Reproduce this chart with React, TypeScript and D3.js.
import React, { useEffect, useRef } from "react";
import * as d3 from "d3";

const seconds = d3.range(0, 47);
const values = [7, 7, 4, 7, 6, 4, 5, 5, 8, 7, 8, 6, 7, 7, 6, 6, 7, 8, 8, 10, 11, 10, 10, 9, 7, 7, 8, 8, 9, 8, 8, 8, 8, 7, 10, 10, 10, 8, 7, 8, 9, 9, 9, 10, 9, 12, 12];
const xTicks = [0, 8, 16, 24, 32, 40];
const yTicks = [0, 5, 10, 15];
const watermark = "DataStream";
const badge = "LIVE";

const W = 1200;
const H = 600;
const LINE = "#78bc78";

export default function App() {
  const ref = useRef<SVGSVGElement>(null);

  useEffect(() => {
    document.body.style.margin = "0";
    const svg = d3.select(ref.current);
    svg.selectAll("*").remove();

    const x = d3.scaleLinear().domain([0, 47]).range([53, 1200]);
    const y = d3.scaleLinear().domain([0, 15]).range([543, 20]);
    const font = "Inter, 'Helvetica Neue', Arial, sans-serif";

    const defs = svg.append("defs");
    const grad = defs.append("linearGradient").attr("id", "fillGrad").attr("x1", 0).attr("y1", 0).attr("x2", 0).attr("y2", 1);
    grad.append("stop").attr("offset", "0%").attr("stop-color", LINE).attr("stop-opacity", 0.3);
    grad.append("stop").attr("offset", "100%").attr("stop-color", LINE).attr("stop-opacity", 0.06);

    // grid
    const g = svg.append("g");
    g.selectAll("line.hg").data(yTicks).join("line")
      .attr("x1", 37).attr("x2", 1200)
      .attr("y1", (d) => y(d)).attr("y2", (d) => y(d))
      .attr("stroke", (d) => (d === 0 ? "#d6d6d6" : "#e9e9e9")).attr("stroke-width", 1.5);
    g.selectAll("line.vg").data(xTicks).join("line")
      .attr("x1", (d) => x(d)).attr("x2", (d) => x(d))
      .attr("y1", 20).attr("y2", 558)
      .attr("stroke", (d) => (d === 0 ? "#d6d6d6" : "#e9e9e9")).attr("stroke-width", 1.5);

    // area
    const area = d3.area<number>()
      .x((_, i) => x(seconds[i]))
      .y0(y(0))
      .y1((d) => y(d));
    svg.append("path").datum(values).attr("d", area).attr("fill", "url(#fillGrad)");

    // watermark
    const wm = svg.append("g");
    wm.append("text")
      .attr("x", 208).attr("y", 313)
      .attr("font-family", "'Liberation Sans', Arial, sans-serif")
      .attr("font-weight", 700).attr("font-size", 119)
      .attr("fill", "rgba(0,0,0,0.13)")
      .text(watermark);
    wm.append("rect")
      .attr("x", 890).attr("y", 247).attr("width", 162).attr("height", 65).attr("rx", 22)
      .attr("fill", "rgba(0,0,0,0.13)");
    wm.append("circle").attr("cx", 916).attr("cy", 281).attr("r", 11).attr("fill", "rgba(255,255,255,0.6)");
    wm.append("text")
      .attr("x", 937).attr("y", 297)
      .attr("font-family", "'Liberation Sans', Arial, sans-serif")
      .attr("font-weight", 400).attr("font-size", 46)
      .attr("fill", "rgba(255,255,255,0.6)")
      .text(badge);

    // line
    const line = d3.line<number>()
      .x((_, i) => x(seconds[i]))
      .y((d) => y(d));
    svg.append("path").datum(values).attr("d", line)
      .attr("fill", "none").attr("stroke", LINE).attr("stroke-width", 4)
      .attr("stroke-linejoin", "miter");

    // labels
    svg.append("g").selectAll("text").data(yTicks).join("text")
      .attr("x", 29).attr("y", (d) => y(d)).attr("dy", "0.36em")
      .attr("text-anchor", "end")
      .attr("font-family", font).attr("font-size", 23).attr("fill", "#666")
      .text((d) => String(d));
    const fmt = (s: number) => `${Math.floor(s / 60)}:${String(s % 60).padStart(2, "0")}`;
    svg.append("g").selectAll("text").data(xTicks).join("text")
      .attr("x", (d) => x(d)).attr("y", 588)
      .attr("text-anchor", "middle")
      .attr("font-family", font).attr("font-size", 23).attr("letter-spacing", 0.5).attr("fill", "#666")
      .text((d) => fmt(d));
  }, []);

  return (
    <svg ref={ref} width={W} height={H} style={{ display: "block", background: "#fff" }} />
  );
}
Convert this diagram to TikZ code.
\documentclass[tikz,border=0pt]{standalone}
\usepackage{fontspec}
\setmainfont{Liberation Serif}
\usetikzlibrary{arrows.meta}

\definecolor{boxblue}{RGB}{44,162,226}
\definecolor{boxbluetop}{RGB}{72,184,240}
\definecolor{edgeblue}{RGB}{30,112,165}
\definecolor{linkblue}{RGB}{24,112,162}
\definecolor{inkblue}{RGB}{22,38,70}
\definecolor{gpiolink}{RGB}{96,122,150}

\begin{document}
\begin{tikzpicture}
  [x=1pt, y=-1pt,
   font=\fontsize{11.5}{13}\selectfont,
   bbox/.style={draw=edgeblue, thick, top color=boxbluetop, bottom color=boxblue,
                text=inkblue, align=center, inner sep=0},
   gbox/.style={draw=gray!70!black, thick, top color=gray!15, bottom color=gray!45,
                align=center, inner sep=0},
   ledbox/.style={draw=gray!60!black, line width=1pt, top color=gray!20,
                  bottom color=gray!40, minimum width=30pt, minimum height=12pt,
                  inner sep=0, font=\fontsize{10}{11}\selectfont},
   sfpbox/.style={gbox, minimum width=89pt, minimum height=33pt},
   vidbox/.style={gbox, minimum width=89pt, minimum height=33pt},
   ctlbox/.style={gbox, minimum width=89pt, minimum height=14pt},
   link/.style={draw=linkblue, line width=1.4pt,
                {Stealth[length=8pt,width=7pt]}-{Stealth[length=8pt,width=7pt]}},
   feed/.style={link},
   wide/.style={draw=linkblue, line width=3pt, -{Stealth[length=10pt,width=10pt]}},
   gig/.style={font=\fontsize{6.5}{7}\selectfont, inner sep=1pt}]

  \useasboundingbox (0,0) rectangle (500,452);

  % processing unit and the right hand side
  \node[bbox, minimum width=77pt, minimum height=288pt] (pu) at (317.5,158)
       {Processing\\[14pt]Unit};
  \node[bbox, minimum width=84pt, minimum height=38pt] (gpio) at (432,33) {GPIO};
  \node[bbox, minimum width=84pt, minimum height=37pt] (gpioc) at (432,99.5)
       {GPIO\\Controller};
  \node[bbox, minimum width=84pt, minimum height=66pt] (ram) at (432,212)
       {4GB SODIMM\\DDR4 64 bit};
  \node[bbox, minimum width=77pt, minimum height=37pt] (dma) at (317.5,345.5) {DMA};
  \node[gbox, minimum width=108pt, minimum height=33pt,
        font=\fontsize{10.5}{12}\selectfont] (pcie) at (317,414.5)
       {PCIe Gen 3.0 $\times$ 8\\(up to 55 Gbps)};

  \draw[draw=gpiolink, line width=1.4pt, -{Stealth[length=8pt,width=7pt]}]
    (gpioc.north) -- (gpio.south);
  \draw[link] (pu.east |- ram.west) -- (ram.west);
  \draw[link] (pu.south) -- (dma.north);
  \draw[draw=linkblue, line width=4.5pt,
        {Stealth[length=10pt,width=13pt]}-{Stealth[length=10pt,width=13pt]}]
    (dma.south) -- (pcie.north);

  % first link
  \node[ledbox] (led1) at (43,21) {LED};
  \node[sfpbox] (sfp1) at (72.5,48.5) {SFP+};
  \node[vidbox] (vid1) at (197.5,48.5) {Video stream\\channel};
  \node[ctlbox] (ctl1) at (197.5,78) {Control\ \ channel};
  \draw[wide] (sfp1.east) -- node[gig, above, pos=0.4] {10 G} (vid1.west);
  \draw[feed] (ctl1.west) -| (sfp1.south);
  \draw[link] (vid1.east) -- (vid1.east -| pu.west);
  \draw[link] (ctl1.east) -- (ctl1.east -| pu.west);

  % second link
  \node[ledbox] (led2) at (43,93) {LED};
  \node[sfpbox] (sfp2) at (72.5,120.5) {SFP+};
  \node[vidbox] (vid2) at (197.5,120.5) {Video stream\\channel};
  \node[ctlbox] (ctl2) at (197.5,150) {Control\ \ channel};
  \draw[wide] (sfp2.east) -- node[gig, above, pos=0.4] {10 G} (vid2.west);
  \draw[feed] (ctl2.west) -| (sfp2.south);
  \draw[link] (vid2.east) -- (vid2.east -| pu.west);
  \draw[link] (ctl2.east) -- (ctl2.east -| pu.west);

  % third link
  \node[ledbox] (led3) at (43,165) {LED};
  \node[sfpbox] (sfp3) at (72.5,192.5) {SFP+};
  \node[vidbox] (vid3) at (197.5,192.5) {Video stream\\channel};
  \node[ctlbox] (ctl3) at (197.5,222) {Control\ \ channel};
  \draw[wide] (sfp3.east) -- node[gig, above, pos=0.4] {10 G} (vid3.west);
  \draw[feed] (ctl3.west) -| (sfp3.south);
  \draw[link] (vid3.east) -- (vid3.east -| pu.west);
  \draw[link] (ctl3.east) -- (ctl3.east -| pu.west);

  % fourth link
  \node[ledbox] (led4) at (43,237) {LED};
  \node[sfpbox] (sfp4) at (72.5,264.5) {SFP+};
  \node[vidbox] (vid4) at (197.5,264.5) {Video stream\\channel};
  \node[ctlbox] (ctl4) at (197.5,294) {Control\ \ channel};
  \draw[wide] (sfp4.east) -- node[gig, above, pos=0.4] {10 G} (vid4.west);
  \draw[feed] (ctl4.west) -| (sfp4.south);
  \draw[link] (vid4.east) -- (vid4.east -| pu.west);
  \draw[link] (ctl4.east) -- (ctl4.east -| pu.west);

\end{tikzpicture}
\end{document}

[DIRECTIONS] From the entries above, copy every line that holds the word "React".

[ANSWER TO THIS EXERCISE]
Reproduce this chart with React, TypeScript and D3.js.
import React, { useEffect, useRef } from "react";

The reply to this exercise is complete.